Written by 11:47 HABERLER

Ein dunkles Kapitel der Schweizer Geschichte

Verdingung. Kinder von Alleinerziehenden, aus armen Familien, deren Eltern straffällig wurden oder Waisen wurden zur „Erziehung und Lebenshaltung“ durch den Staat und die Kirche fremdplatziert. Die Fremdplatzierung bedeutete allerdings ein Grauen für die Verdingkinder. Nachdem es 1789 in der Schweiz laut Gesetz nicht mehr erlaubt war, Kinder unter 14 Jahren in Fabriken arbeiten zu lassen, begann eine Zeit, in der 500000 Kinder ab vier Jahren brutal ausgebeutet, misshandelt, missbraucht und versklavt wurden. Bis zum Jahr 1974 war dieses Gesetz in der Schweiz nicht mal verboten. Auf Märkten wurden diese Kinder wie Vieh betastet, betrachtet und an Bauern versteigert und mussten von da an schwere Arbeiten auf den Bauernhöfen verrichten. Da die Heimatgemeinde des Verdingkindes den Bauern, der das Kind aufnahm, auch Kostgeld zahlen musste, hat der Bauer, der am wenigsten bot, das Kind erhalten. Keiner kümmerte sich um die Kinder nachdem sie weggegeben wurden, denn sie galten als gerettet. Bis Anfang der 1960er Jahre wurden Kinder an Bauern versteigert. Nicht mal heute kümmert es die Schweiz so wirklich. Viel zu lange schon wurde das Thema Verdingkinder in der Schweiz todgeschwiegen. Eine Aufarbeitung dieses dunklen Kapitels erfolgt es erst seit einigen Jahren.

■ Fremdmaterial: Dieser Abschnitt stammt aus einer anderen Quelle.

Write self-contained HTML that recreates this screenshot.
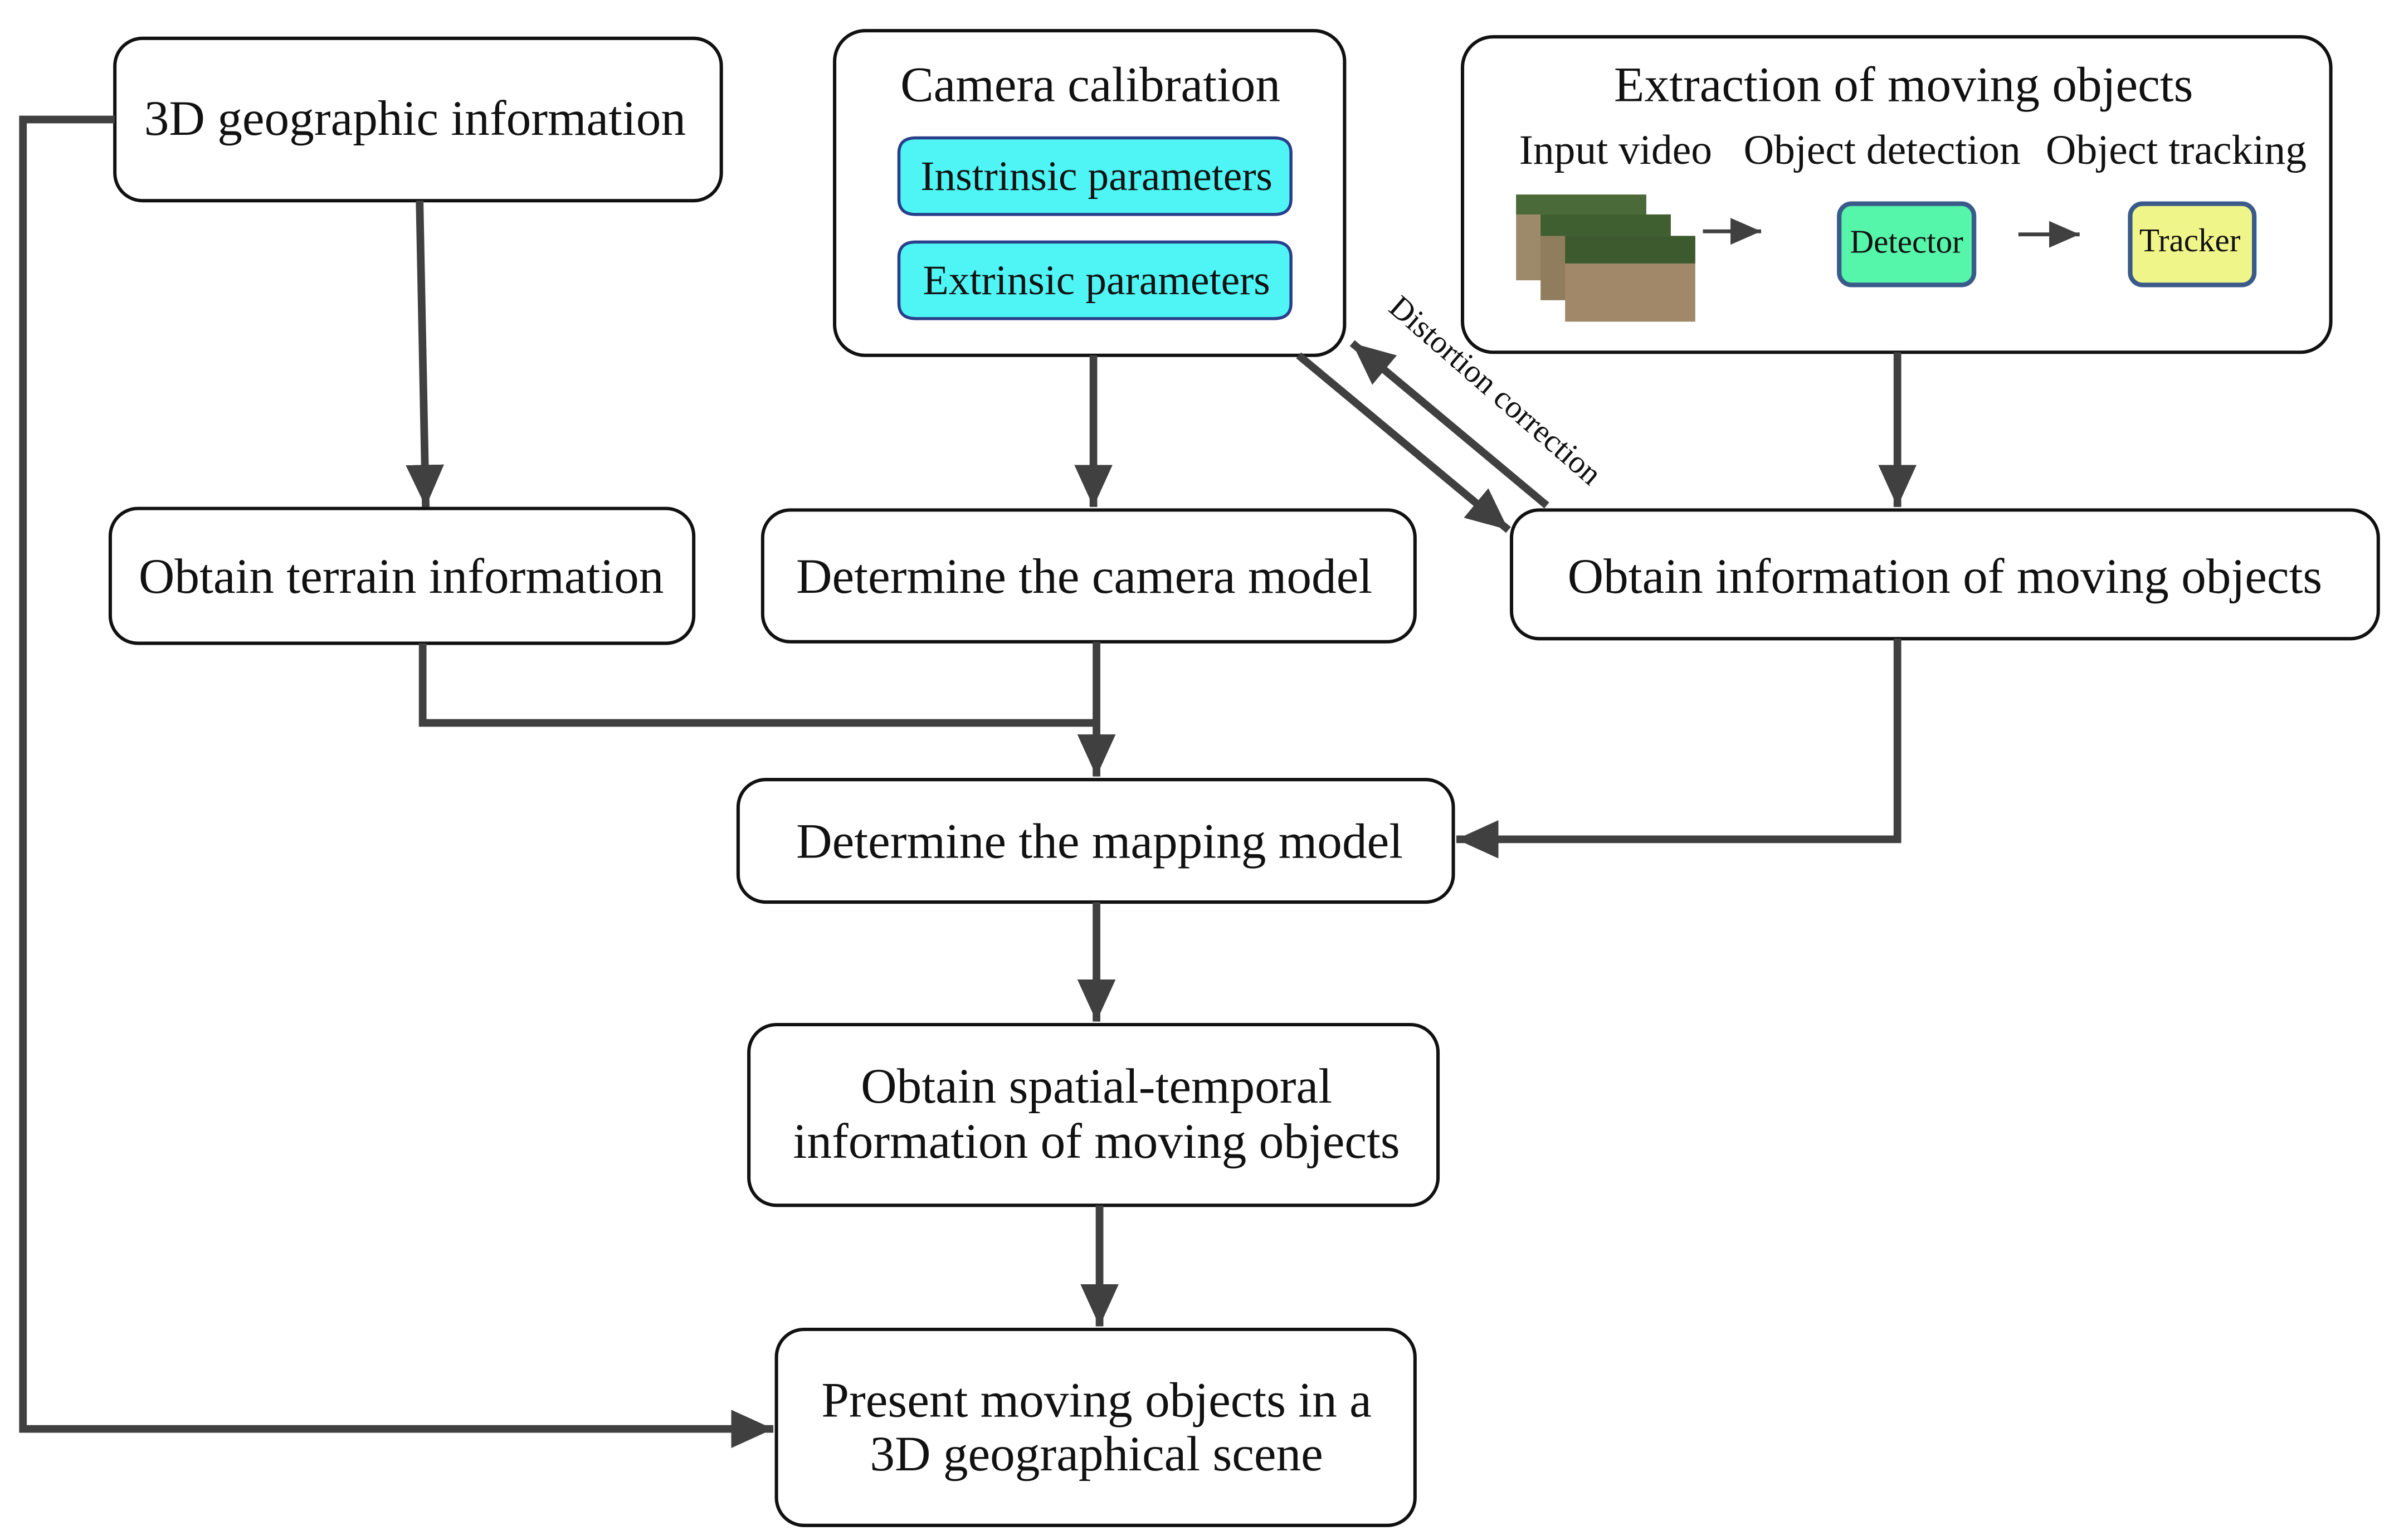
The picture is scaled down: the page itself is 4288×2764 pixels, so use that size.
<!DOCTYPE html>
<html><head><meta charset="utf-8"><style>
html,body{margin:0;padding:0;background:#fff}
svg{display:block}
text{font-family:"Liberation Serif",serif;fill:#111}
</style></head><body>
<svg width="4288" height="2764" viewBox="0 0 1560 1005.5" xmlns="http://www.w3.org/2000/svg">
<defs>
<marker id="a" markerWidth="5.5" markerHeight="5" refX="5.5" refY="2.5" orient="auto" markerUnits="strokeWidth">
<path d="M0,0 L5.5,2.5 L0,5 z" fill="#404040"/></marker>
<marker id="s" markerWidth="8" markerHeight="8" refX="8" refY="4" orient="auto" markerUnits="strokeWidth">
<path d="M0,0.5 L8,4 L0,7.5 z" fill="#404040"/></marker>
</defs>
<g fill="#fff" stroke="#111" stroke-width="2.2">
<rect x="75" y="25" width="396" height="106" rx="18"/>
<rect x="545" y="20" width="333" height="212" rx="20"/>
<rect x="955" y="24" width="567" height="206" rx="20"/>
<rect x="72" y="332" width="381" height="88" rx="18"/>
<rect x="498" y="333" width="426" height="86" rx="18"/>
<rect x="987" y="333" width="566" height="84" rx="18"/>
<rect x="482" y="509" width="467" height="80" rx="18"/>
<rect x="489" y="669" width="450" height="118" rx="18"/>
<rect x="507" y="868" width="417" height="128" rx="18"/>
</g>
<g fill="#4ff5f5" stroke="#2a3f8a" stroke-width="2">
<path d="M598,90 H832 Q843,90 843,100 V130 Q843,140 832,140 H598 Q587,140 587,130 V100 Q587,90 598,90 z"/>
<path d="M598,158 H832 Q843,158 843,168 V198 Q843,208 832,208 H598 Q587,208 587,198 V168 Q587,158 598,158 z"/>
</g>
<rect x="1201" y="133" width="88" height="53" rx="8" fill="#55f5aa" stroke="#3a5a8a" stroke-width="3"/>
<rect x="1391" y="133" width="81" height="53" rx="8" fill="#f0f58a" stroke="#3a5a8a" stroke-width="3"/>
<g>
<rect x="990" y="127" width="85" height="56" fill="#9c8a6a"/>
<rect x="1006" y="140" width="85" height="56" fill="#8f7d5e"/>
<rect x="1022" y="154" width="85" height="56" fill="#a08868"/>
<rect x="1022" y="154" width="85" height="18" fill="#3c5a2e"/>
<rect x="1006" y="140" width="85" height="14" fill="#3f5f30"/>
<rect x="990" y="127" width="85" height="13" fill="#4a6a3a"/>
</g>
<g stroke="#404040" stroke-width="5" fill="none">
<polyline points="75,78 15,78 15,933 505,933" marker-end="url(#a)"/>
<line x1="274" y1="131" x2="278" y2="331" marker-end="url(#a)"/>
<line x1="714" y1="232" x2="714" y2="331" marker-end="url(#a)"/>
<line x1="848" y1="232" x2="985" y2="346" marker-end="url(#a)"/>
<line x1="1010" y1="330" x2="883" y2="224" marker-end="url(#a)"/>
<line x1="1239" y1="230" x2="1239" y2="331" marker-end="url(#a)"/>
<polyline points="276,420 276,472 716,472"/>
<line x1="716" y1="419" x2="716" y2="507" marker-end="url(#a)"/>
<polyline points="1239,417 1239,548 951,548" marker-end="url(#a)"/>
<line x1="716" y1="589" x2="716" y2="667" marker-end="url(#a)"/>
<line x1="718" y1="787" x2="718" y2="866" marker-end="url(#a)"/>
</g>
<g stroke="#404040" stroke-width="2.5" fill="none">
<line x1="1112" y1="151" x2="1150" y2="151" marker-end="url(#s)"/>
<line x1="1318" y1="153" x2="1358" y2="153" marker-end="url(#s)"/>
</g>
<g font-size="32.5" text-anchor="middle">
<text x="271" y="88">3D geographic information</text>
<text x="712" y="66">Camera calibration</text>
<text x="1243" y="66">Extraction of moving objects</text>
<text x="262" y="387">Obtain terrain information</text>
<text x="708" y="387">Determine the camera model</text>
<text x="1270" y="387">Obtain information of moving objects</text>
<text x="718" y="560">Determine the mapping model</text>
<text x="716" y="720">Obtain spatial-temporal</text>
<text x="716" y="756">information of moving objects</text>
<text x="716" y="925">Present moving objects in a</text>
<text x="716" y="960">3D geographical scene</text>
</g>
<g font-size="27.5" text-anchor="middle">
<text x="716" y="124">Instrinsic parameters</text>
<text x="716" y="192">Extrinsic parameters</text>
<text x="1055" y="107">Input video</text>
<text x="1229" y="107">Object detection</text>
<text x="1421" y="107">Object tracking</text>
</g>
<g font-size="21.5" text-anchor="middle">
<text x="1245" y="165">Detector</text>
<text x="1430" y="164">Tracker</text>
</g>
<text font-size="21" text-anchor="middle" transform="translate(972,260) rotate(41)">Distortion correction</text>
</svg>
</body></html>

Aufarbeitung, öffentliche Entschuldigung, finanzielle Entschädigung
Die Aufarbeitung der Geschichte der Verdingkinder lag in der Initiative einzelner Historiker und der Betroffenen selbst. Marco Leuenberger ist einer der Historiker, der seit 1998 versucht, Licht ins Dunkel zu bringen. Sein Vater war selbst ein Verdingbub. Für die Ausstellung „Verdingkinder reden“, welche 2009 eröffnet wurde, haben sie hunderte Verdingkinder befragt. Erstmals wurden wissenschaftliche Arbeiten zu dem Thema verfasst. Es folgten Konferenzen, Veranstaltungen mit Zeitzeugen und Filme, mit denen die Aufarbeitung fortschritt. Die Ausstellung bekam so viel positive Rückmeldung, sodass sie bis 2016 verlängert wurde. Für den Film „Der Verdingbub“, der 2011 erschien, wurden ca. 1000 betroffene Menschen interviewt. Im März letzten Jahres protestierten die Verdingkinder und ihre Angehörigen für eine finanzielle Entschädigung.
Diese ist allerdings nicht so selbstverständlich für die Schweiz. Eine Wiedergutmachungsinitiative hat mit 110000 beglaubigten Unterschriften im Dezember 2014 ein Volksbegehren eingereicht. Es soll ein Fond in Höhe von 500 Millionen Franken eingerichtet werden, dieses Geld soll den Opfern ausgezahlt werden. Der Präsident des Vereins Netzwerk- verdingt, Walter Zwahlen, fordert auch, dass Zahlungen erfolgen müssen, solange die Opfer noch leben und das von Staat und Kirche, welche den Schaden angerichtet haben. Zahlen will bislang keiner.
Als ob dies nicht genüge, müssen hunderte Verdingkinder heute feststellen, dass sie auch noch bestohlen wurden. Immer wieder finden Opfer in ihren Akten Notizen über Sparbücher, die heute nicht mehr auffindbar sind. Als Täter kommen der Vormund in Frage, der Pflegevater, der Pfarrer, Behörden. Oder die Banken suchten niemals nach den Besitzern der Konten und lösten diese einfach auf. Es wird geschätzt, dass den Verdingkindern mit Zinsen ca. 3,7 Milliarden Franken gestohlen wurden.
Aber was erwartet man auch von einer Regierung, die sich bis heute nicht offiziell entschuldigt hat. Denn Entschuldigungen folgten auch nur vom schweizerischen Bauernverband und von einigen Ländern.